Forging a value-based agreement involves preparing for something very different than typical pharmaceutical sales negotiation. Keys to successful negotiation include more analysis, a flexible and iterative engagement approach, and a fuller understanding of what the value proposition is for both sides and how each side’s interests will be met. It requires different skills to surface and explore these interests early in the process, and to jointly design a solution that meets these interests. Successful VBA negotiations require building broad internal alignment within the manufacturer (across product teams, finance, compliance, pricing, and contracting) as well as alignment with external stakeholders within payer organizations and often provider and patient groups as well.

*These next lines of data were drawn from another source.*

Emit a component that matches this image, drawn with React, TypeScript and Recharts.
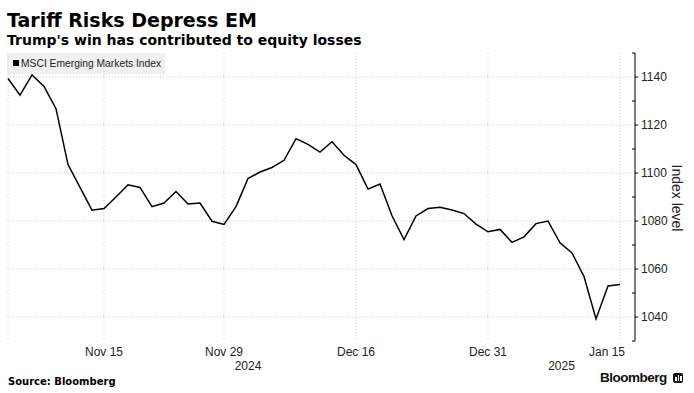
import React from "react";
import { LineChart, Line, XAxis, YAxis, CartesianGrid, ReferenceLine } from "recharts";

// Weekday dates from election day to mid-January
const dates = [
  "2024-11-05", "2024-11-06", "2024-11-07", "2024-11-08",
  "2024-11-11", "2024-11-12", "2024-11-13", "2024-11-14", "2024-11-15",
  "2024-11-18", "2024-11-19", "2024-11-20", "2024-11-21", "2024-11-22",
  "2024-11-25", "2024-11-26", "2024-11-27", "2024-11-28", "2024-11-29",
  "2024-12-02", "2024-12-03", "2024-12-04", "2024-12-05", "2024-12-06",
  "2024-12-09", "2024-12-10", "2024-12-11", "2024-12-12", "2024-12-13",
  "2024-12-16", "2024-12-17", "2024-12-18", "2024-12-19", "2024-12-20",
  "2024-12-23", "2024-12-24", "2024-12-25", "2024-12-26", "2024-12-27",
  "2024-12-30", "2024-12-31",
  "2025-01-01", "2025-01-02", "2025-01-03",
  "2025-01-06", "2025-01-07", "2025-01-08", "2025-01-09", "2025-01-10",
  "2025-01-13", "2025-01-14", "2025-01-15",
];

const msciEM = [
  1139.4, 1132.4, 1140.9, 1136.1,
  1126.8, 1103.5, 1094.0, 1084.5, 1085.2,
  1090.0, 1095.1, 1094.0, 1086.0, 1087.5,
  1092.3, 1087.1, 1087.5, 1079.9, 1078.6,
  1086.0, 1097.7, 1100.4, 1102.3, 1105.3,
  1114.3, 1111.9, 1108.7, 1113.0, 1107.4,
  1103.5, 1093.3, 1095.4, 1082.2, 1072.3,
  1082.1, 1085.2, 1085.7, 1084.6, 1083.1,
  1078.7, 1075.5,
  1076.5, 1071.1, 1073.4,
  1078.9, 1080.0, 1070.9, 1066.7, 1056.9,
  1039.2, 1052.9, 1053.5,
];

const xTickDates = ["2024-11-15", "2024-11-29", "2024-12-16", "2024-12-31", "2025-01-15"];
const xTickLabels = ["Nov 15", "Nov 29", "Dec 16", "Dec 31", "Jan 15"];
const yearLabels = ["2024", "2025"];
const yMajorTicks = [1040, 1060, 1080, 1100, 1120, 1140];
const yAllTicks = [1030, 1040, 1050, 1060, 1070, 1080, 1090, 1100, 1110, 1120, 1130, 1140, 1150];
const yDomain = [1030, 1150];
const xDomainMax = dates.length - 1 + 1.25;

const data = dates.map((d, i) => ({ i, date: d, v: msciEM[i] }));
const xTicks = xTickDates.map((d) => dates.indexOf(d));

const yearCenters = yearLabels.map((y) => {
  const idx = dates.map((d, i) => (d.startsWith(y) ? i : -1)).filter((i) => i >= 0);
  const lo = Math.max(0, idx[0] - 0.5);
  const hi = idx[idx.length - 1] === dates.length - 1 ? xDomainMax : idx[idx.length - 1] + 0.5;
  return (lo + hi) / 2;
});

const FONT = "'Liberation Sans', Arial, sans-serif";
const HEAD = "'DejaVu Sans', Verdana, sans-serif";

const XTick = (props: any) => {
  const { x, y, payload, index } = props;
  const label = xTickLabels[xTicks.indexOf(payload.value)] ?? "";
  const last = index === xTicks.length - 1;
  return (
    <text
      x={last ? x + 5 : x}
      y={y}
      dy="0.71em"
      textAnchor={last ? "end" : "middle"}
      fontSize={12}
      fontFamily={FONT}
      fill="#222"
    >
      {label}
    </text>
  );
};

const YearTick = (props: any) => {
  const { x, y, payload } = props;
  const label = yearLabels[yearCenters.indexOf(payload.value)] ?? "";
  return (
    <text x={x - 3} y={y} dy="0.71em" textAnchor="middle" fontSize={12} fontFamily={FONT} fill="#222">
      {label}
    </text>
  );
};

const YTick = (props: any) => {
  const { x, y, payload } = props;
  const major = yMajorTicks.includes(payload.value);
  if (!major) {
    return <line x1={x - 3} x2={x} y1={y} y2={y} stroke="#000" strokeWidth={1} />;
  }
  return (
    <g>
      <line x1={x} x2={x + 3} y1={y} y2={y} stroke="#000" strokeWidth={1} />
      <text x={x + 6} y={y} dy="0.35em" textAnchor="start" fontSize={12} fontFamily={FONT} fill="#222">
        {payload.value}
      </text>
    </g>
  );
};

export default function App() {
  return (
    <div
      style={{
        position: "absolute",
        left: 0,
        top: 0,
        width: 694,
        height: 393,
        background: "#fff",
        fontFamily: FONT,
        overflow: "hidden",
      }}
    >
      <div
        style={{
          position: "absolute",
          left: 7,
          top: 10.5,
          fontFamily: HEAD,
          fontSize: 19,
          lineHeight: "19px",
          fontWeight: 700,
          color: "#000",
          whiteSpace: "nowrap",
        }}
      >
        Tariff Risks Depress EM
      </div>
      <div
        style={{
          position: "absolute",
          left: 7,
          top: 32.5,
          fontFamily: HEAD,
          fontSize: 14,
          lineHeight: "14px",
          fontWeight: 700,
          color: "#000",
          whiteSpace: "nowrap",
        }}
      >
        Trump's win has contributed to equity losses
      </div>
      <div
        style={{
          position: "absolute",
          left: 7,
          top: 53,
          width: 158,
          height: 21,
          background: "#f0f0f0",
        }}
      >
        <div
          style={{
            position: "absolute",
            left: 6,
            top: 7,
            width: 6,
            height: 6,
            background: "#000",
          }}
        />
        <div
          style={{
            position: "absolute",
            left: 14,
            top: 4,
            fontSize: 10.3,
            lineHeight: "13px",
            color: "#222",
            whiteSpace: "nowrap",
          }}
        >
          MSCI Emerging Markets Index
        </div>
      </div>
      <div style={{ position: "absolute", left: 0, top: 0 }}>
        <LineChart
          width={694}
          height={393}
          data={data}
          margin={{ top: 53, right: 0, bottom: 16, left: 8 }}
        >
          <CartesianGrid stroke="#c8c8c8" strokeDasharray="1 2" horizontal={false} />
          {yMajorTicks.map((v) => (
            <ReferenceLine key={v} y={v} stroke="#c8c8c8" strokeDasharray="1 2" ifOverflow="hidden" />
          ))}
          <XAxis
            dataKey="i"
            type="number"
            domain={[0, xDomainMax]}
            ticks={xTicks}
            interval={0}
            axisLine={false}
            tickLine={false}
            tickSize={0}
            tickMargin={6}
            height={20}
            tick={<XTick />}
          />
          <XAxis
            xAxisId="year"
            dataKey="i"
            type="number"
            domain={[0, xDomainMax]}
            ticks={yearCenters}
            interval={0}
            axisLine={false}
            tickLine={false}
            tickSize={0}
            tickMargin={0}
            height={16}
            tick={<YearTick />}
          />
          <YAxis
            orientation="right"
            type="number"
            domain={yDomain}
            ticks={yAllTicks}
            interval={0}
            width={59}
            tickSize={0}
            tickMargin={0}
            tickLine={false}
            axisLine={{ stroke: "#000", strokeWidth: 1 }}
            tick={<YTick />}
          />
          <Line
            type="linear"
            dataKey="v"
            stroke="#000"
            strokeWidth={1.5}
            dot={false}
            isAnimationActive={false}
          />
        </LineChart>
      </div>
      <div
        style={{
          position: "absolute",
          left: 677,
          top: 198,
          transform: "translate(-50%, -50%) rotate(90deg)",
          fontSize: 14,
          color: "#222",
          whiteSpace: "nowrap",
        }}
      >
        Index level
      </div>
      <div
        style={{
          position: "absolute",
          left: 8,
          top: 376.5,
          fontFamily: HEAD,
          fontSize: 10,
          lineHeight: "10px",
          fontWeight: 700,
          color: "#000",
          whiteSpace: "nowrap",
        }}
      >
        Source: Bloomberg
      </div>
      <div
        style={{
          position: "absolute",
          left: 600,
          top: 370.3,
          fontSize: 13.5,
          lineHeight: "16px",
          letterSpacing: -0.5,
          fontWeight: 700,
          color: "#111",
          whiteSpace: "nowrap",
        }}
      >
        Bloomberg
      </div>
      <div
        style={{
          position: "absolute",
          left: 673,
          top: 373,
          width: 10,
          height: 10,
          borderRadius: 2,
          background: "#111",
        }}
      >
        <div style={{ position: "absolute", left: 2, top: 4, width: 1.5, height: 4, background: "#fff" }} />
        <div style={{ position: "absolute", left: 4.5, top: 2, width: 1.5, height: 6, background: "#fff" }} />
        <div style={{ position: "absolute", left: 7, top: 3, width: 1.5, height: 5, background: "#fff" }} />
      </div>
    </div>
  );
}
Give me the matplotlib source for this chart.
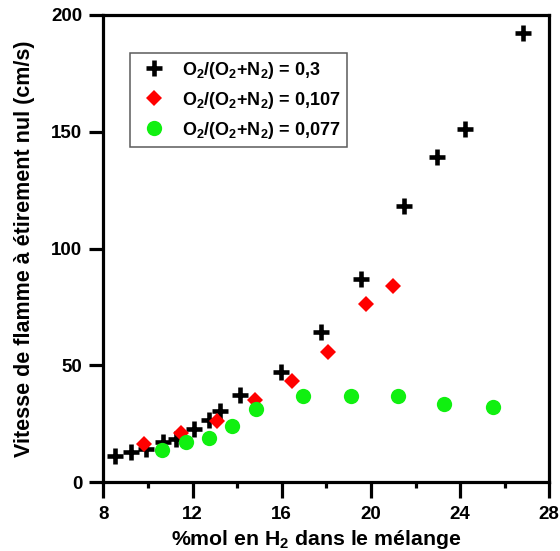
import matplotlib
matplotlib.use('Agg')
import matplotlib.pyplot as plt
from matplotlib.ticker import MultipleLocator

plt.rcParams['font.family'] = ['Liberation Sans', 'DejaVu Sans']
plt.rcParams['font.weight'] = 'bold'
plt.rcParams['mathtext.fontset'] = 'custom'
plt.rcParams['mathtext.rm'] = 'Liberation Sans:bold'
plt.rcParams['mathtext.bf'] = 'Liberation Sans:bold'
plt.rcParams['mathtext.default'] = 'bf'

# O2/(O2+N2) = 0,3
x_03 = [8.51, 9.24, 9.93, 10.68, 11.26, 12.05, 12.72, 13.25, 14.13, 15.95,
        17.76, 19.57, 21.49, 22.97, 24.22, 26.82]
y_03 = [11.3, 12.9, 14.0, 17.3, 18.5, 22.7, 26.5, 30.5, 37.1, 47.0,
        64.3, 86.9, 118.0, 139.2, 151.2, 192.1]
# O2/(O2+N2) = 0,107
x_0107 = [9.83, 11.47, 13.11, 14.81, 16.45, 18.09, 19.76, 21.01]
y_0107 = [16.4, 21.1, 26.3, 35.0, 43.3, 55.8, 76.1, 84.0]
# O2/(O2+N2) = 0,077
x_0077 = [10.65, 11.69, 12.75, 13.78, 14.84, 16.96, 19.11, 21.22, 23.29, 25.46]
y_0077 = [13.7, 17.0, 18.9, 24.2, 31.1, 37.0, 37.0, 37.0, 33.5, 32.0]

labels = [r'O$_2$/(O$_2$+N$_2$) = 0,3',
          r'O$_2$/(O$_2$+N$_2$) = 0,107',
          r'O$_2$/(O$_2$+N$_2$) = 0,077']

fig = plt.figure(figsize=(5.6, 5.51), dpi=100)
ax = fig.add_axes([0.1845, 0.1252, 0.7964, 0.8476])

ax.plot(x_03, y_03, linestyle='none', marker='+', color='black',
        markersize=11, markeredgewidth=3.3, label=labels[0])
ax.plot(x_0107, y_0107, linestyle='none', marker='D', color='#ff0000',
        markersize=8.3, markeredgewidth=0, label=labels[1])
ax.plot(x_0077, y_0077, linestyle='none', marker='o', color='#10f010',
        markersize=11, markeredgewidth=0, label=labels[2])

ax.set_xlim(8, 28)
ax.set_ylim(0, 200)
ax.xaxis.set_major_locator(MultipleLocator(4))
ax.xaxis.set_minor_locator(MultipleLocator(2))
ax.yaxis.set_major_locator(MultipleLocator(50))

for sp in ax.spines.values():
    sp.set_linewidth(2.3)
ax.tick_params(axis='x', which='major', direction='out', length=11.5, width=2.3,
               labelsize=13.5, pad=5.5)
ax.tick_params(axis='x', which='minor', direction='out', length=4.5, width=2.3)
ax.tick_params(axis='y', which='major', direction='out', length=10, width=2.3,
               labelsize=13.5, pad=5)
for lab in ax.get_xticklabels() + ax.get_yticklabels():
    lab.set_fontweight('bold')

ax.set_xlabel(r'%mol en H$_2$ dans le mélange', fontsize=15.3, fontweight='bold')
ax.xaxis.set_label_coords(0.478, -0.1355)
ax.xaxis.label.set_va('baseline')
ax.set_ylabel('Vitesse de flamme à étirement nul (cm/s)', fontsize=15.5,
              fontweight='bold')
ax.yaxis.set_label_coords(-0.1643, 0.5)
ax.yaxis.label.set_va('baseline')

leg = ax.legend(loc='upper left', bbox_to_anchor=(0.0599, 0.918), fontsize=13,
                frameon=True, fancybox=False, edgecolor='#333333',
                borderaxespad=0, borderpad=0.35, labelspacing=0.5,
                handletextpad=0.6, handlelength=1.95)
leg.get_frame().set_linewidth(1.1)
for t in leg.get_texts():
    t.set_fontweight('bold')

fig.savefig('out.png', dpi=100)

Value-based agreements—designed and executed well—represent an opportunity to more artfully meet the interests of different stakeholders in the healthcare ecosystem, as shown in Figure 3. Ideally, manufacturers end up providing more value to patients, providers, and payers while creating a different kind of working relationship with the payer they’re reaching an agreement with—not only understanding different stakeholders and what each one cares about, but also gleaning much deeper insight into how the payer and the patient are experiencing the disease. Because VBAs require tracking of outcomes, they can generate highly valuable (and otherwise costly to acquire) real world evidence and provide a better grasp of the full patient journey. VBAs also provide an opportunity for therapies to maximize their value for the manufacturer—which requires selecting the right structure of value-based agreement based on market strategy and product differentiation.
Assessing when to pursue value-based agreements, and how, is essential to getting your product strategy right. Approached strategically and implemented effectively, VBAs can enhance your understanding of the key stakeholders you engage with. They also can inform the capabilities you need to implement VBAs that actually deliver value.